[Rows from a dataset of charts and code]
◇ ◇ ◇ ◇ ◇

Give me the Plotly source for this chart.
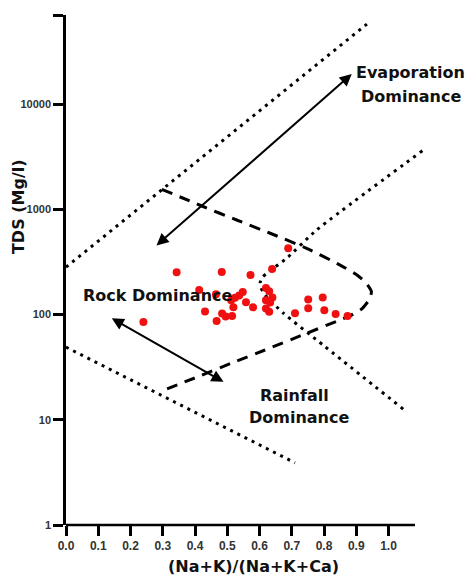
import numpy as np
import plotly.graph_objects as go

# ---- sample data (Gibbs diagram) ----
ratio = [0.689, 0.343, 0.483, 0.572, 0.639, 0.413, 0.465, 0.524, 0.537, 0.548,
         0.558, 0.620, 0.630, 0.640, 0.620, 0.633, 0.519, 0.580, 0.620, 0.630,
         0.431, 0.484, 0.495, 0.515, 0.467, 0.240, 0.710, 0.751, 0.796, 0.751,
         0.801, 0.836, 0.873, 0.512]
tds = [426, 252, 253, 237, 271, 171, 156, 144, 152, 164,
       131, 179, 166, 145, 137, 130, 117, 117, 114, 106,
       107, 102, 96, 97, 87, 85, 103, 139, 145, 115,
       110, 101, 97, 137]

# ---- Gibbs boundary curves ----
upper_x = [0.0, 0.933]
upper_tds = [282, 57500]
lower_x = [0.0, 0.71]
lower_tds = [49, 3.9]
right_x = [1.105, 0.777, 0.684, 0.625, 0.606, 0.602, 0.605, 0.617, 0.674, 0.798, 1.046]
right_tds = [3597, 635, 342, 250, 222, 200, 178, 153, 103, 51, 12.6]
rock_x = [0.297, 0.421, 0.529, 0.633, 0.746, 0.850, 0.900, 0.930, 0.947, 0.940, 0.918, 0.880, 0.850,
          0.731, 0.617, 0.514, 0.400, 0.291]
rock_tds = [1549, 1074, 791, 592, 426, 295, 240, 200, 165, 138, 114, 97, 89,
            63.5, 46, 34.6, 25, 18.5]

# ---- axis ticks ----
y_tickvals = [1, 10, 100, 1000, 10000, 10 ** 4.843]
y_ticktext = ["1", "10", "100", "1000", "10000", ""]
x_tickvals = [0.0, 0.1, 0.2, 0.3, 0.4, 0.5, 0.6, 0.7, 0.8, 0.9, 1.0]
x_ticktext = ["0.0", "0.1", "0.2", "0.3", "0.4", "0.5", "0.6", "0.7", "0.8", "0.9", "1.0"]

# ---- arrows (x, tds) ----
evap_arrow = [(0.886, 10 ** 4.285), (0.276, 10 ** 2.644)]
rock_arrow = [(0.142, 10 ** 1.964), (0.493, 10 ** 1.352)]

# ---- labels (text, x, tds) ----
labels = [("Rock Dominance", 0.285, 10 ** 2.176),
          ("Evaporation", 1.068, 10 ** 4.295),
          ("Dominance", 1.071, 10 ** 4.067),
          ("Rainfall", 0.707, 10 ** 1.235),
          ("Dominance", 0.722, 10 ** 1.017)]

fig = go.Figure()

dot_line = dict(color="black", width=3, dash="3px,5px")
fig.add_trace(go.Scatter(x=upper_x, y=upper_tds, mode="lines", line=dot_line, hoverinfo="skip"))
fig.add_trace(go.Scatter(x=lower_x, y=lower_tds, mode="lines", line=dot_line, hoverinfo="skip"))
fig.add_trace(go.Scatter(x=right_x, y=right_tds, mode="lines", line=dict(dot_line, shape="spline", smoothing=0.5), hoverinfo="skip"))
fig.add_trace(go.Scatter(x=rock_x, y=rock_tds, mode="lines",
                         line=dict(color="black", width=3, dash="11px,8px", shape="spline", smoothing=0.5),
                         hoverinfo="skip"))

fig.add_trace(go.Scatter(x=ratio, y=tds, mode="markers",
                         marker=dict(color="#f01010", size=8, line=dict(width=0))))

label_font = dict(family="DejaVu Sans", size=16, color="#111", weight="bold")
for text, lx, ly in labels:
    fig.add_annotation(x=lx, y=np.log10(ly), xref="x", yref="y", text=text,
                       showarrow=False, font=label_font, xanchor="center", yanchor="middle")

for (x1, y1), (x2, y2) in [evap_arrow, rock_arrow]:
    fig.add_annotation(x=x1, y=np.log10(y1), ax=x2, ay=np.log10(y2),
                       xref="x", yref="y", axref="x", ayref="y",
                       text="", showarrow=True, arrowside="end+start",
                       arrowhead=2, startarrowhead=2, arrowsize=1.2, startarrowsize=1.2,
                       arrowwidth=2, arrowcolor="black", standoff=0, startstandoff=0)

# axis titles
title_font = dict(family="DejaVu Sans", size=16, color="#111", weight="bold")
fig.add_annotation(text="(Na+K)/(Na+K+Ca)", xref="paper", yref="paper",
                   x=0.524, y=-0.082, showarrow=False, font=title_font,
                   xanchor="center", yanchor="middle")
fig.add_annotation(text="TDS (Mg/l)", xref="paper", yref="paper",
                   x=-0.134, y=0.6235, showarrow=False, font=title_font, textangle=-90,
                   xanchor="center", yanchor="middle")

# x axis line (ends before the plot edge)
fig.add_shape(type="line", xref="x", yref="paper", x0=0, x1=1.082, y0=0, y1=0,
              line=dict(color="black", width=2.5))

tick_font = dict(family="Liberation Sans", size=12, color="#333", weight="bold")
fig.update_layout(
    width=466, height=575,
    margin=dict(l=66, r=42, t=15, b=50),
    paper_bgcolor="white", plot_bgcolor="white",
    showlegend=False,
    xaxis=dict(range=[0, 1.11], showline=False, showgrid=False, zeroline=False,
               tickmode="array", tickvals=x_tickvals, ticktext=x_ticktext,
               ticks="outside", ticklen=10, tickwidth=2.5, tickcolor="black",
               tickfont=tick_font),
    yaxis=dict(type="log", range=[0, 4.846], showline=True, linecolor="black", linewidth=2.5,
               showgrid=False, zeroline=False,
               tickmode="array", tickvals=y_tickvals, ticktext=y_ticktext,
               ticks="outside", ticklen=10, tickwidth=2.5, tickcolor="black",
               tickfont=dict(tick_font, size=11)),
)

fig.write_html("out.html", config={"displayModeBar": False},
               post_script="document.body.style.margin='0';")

◇ ◇ ◇ ◇ ◇

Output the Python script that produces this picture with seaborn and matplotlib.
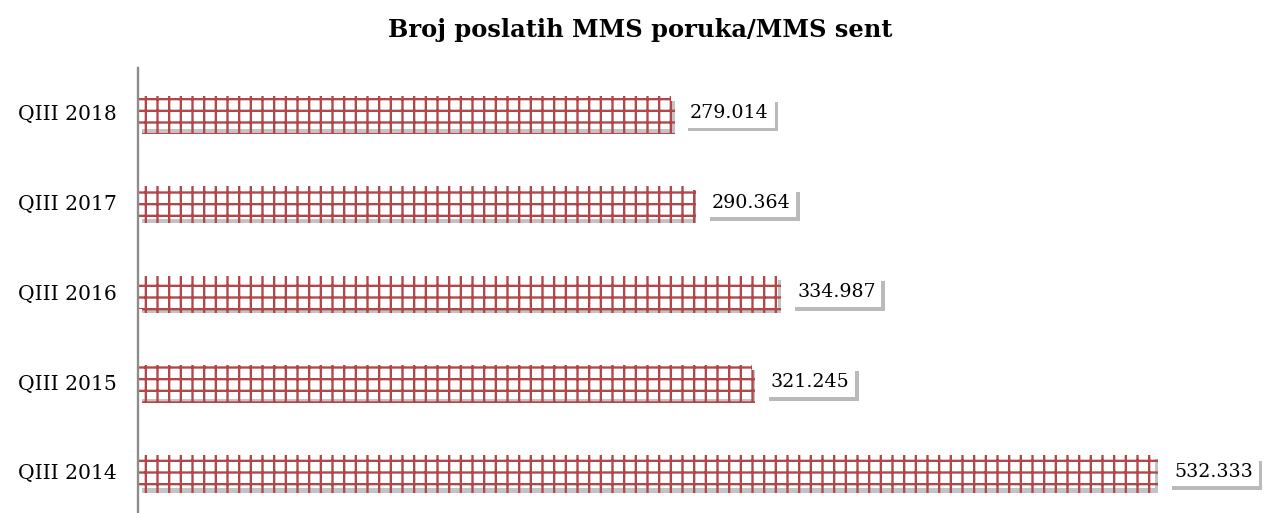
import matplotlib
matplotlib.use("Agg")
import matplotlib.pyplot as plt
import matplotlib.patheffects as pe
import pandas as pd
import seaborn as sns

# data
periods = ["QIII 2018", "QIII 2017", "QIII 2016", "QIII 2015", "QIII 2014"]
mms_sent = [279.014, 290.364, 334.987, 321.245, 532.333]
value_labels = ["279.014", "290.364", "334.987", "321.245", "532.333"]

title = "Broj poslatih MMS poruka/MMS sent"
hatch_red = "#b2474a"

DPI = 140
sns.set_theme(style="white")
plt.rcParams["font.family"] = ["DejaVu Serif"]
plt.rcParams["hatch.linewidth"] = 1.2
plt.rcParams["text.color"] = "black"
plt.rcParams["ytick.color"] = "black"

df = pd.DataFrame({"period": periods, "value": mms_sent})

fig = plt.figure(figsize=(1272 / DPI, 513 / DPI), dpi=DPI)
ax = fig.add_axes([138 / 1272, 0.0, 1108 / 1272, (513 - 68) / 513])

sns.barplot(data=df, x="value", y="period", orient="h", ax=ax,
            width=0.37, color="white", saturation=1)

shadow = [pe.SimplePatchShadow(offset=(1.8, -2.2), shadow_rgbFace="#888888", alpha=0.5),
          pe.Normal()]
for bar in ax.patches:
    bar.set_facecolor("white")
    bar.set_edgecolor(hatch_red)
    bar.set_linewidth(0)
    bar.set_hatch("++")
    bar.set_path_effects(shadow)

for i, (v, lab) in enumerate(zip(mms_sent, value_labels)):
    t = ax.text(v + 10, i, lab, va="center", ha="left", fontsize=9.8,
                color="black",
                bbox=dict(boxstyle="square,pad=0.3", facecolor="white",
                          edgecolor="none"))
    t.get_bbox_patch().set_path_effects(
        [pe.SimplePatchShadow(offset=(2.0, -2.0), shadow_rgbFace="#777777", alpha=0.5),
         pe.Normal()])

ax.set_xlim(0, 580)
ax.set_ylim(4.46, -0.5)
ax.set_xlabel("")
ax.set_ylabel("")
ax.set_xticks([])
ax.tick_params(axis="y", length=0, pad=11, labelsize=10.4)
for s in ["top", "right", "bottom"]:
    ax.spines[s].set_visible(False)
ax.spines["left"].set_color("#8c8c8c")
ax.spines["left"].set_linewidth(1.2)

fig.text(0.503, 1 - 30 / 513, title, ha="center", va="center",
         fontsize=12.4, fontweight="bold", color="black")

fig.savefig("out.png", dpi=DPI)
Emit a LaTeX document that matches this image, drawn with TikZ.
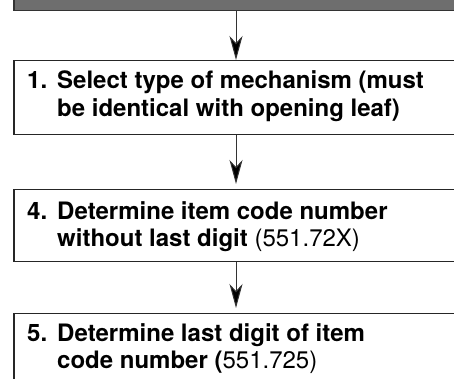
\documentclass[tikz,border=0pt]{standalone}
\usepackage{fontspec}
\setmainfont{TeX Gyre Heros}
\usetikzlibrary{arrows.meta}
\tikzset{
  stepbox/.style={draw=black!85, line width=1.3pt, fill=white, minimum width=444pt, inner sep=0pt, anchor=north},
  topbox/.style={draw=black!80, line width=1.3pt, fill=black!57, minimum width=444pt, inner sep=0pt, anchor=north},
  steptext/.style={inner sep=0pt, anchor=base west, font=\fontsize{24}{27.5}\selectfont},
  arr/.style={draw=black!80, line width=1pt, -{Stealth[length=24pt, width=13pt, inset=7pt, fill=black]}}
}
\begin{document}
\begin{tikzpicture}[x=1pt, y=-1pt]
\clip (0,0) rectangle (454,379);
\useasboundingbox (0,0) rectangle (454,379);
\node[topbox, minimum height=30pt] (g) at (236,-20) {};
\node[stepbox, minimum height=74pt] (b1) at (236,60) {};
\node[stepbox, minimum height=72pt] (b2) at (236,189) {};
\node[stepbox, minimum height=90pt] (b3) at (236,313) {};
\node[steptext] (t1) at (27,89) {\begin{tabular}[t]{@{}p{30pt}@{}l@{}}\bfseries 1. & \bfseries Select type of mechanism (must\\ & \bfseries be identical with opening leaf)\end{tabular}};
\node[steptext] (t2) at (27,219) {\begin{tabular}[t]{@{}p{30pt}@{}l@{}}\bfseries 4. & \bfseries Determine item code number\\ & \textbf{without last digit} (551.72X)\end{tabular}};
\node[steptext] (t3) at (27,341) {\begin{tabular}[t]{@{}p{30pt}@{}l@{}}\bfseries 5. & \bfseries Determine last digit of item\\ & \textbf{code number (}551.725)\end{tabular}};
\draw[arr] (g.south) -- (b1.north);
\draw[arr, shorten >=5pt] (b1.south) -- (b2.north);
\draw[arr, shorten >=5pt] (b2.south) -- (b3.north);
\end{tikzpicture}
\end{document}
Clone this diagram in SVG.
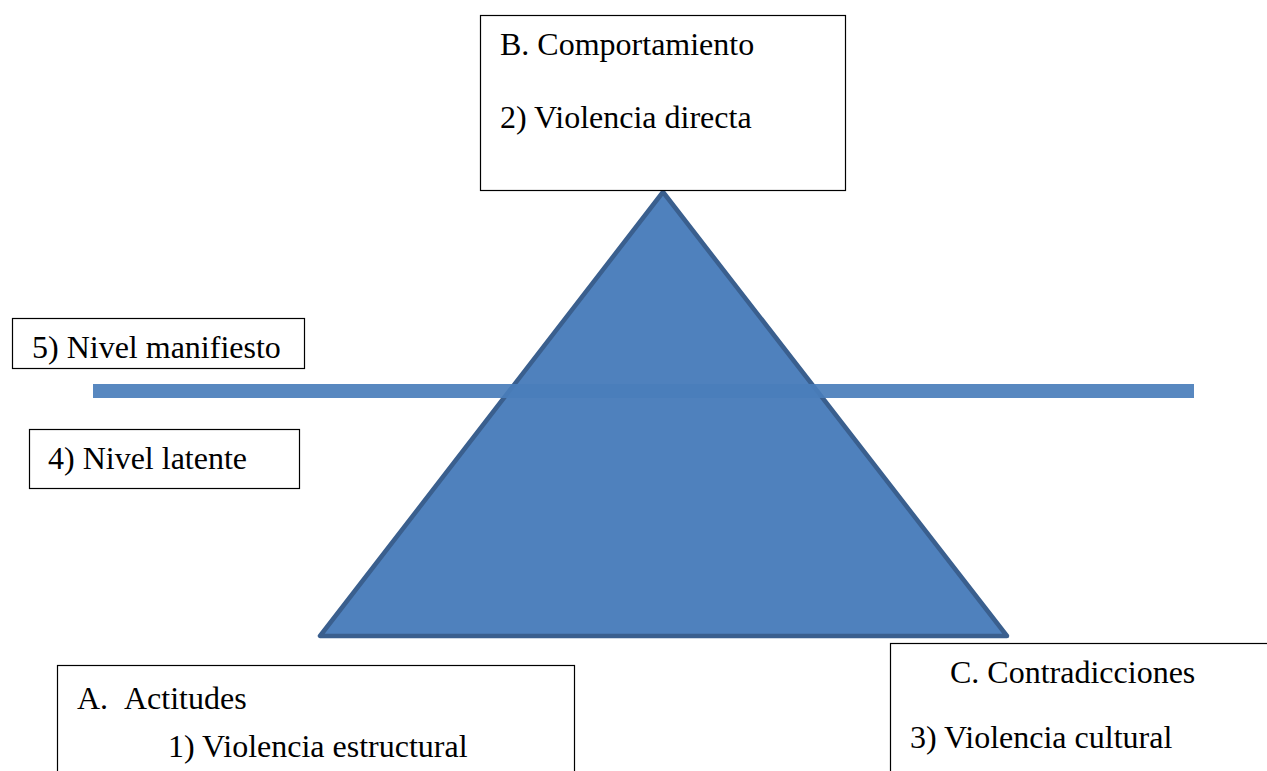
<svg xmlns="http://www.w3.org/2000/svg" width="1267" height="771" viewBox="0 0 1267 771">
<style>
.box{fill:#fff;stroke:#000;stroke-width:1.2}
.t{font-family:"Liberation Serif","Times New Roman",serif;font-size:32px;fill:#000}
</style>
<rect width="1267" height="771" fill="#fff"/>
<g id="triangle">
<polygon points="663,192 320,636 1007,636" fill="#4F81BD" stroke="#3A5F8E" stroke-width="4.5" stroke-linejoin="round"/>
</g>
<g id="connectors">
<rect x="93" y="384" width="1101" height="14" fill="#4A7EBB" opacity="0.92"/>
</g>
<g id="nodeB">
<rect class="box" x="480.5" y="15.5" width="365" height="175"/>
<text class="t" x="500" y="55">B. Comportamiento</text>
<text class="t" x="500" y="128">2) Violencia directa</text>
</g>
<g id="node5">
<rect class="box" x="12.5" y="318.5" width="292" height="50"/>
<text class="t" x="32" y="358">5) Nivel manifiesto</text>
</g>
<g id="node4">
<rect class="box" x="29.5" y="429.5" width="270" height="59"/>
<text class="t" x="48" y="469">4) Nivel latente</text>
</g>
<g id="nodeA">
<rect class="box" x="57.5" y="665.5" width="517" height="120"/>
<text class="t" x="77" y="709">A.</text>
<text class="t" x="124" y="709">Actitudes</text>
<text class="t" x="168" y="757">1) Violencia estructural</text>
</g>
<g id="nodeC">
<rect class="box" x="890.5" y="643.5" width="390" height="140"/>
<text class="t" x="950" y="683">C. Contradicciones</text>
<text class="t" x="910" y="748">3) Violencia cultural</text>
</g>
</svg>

◇ ◇ ◇ ◇ ◇

● **REQUIRED WORK**: Leave out every line without the string "diagram" and copy the rest.

● **THE OUTPUT**:
# ---- sample data (Gibbs diagram) ----
Clone this diagram in SVG.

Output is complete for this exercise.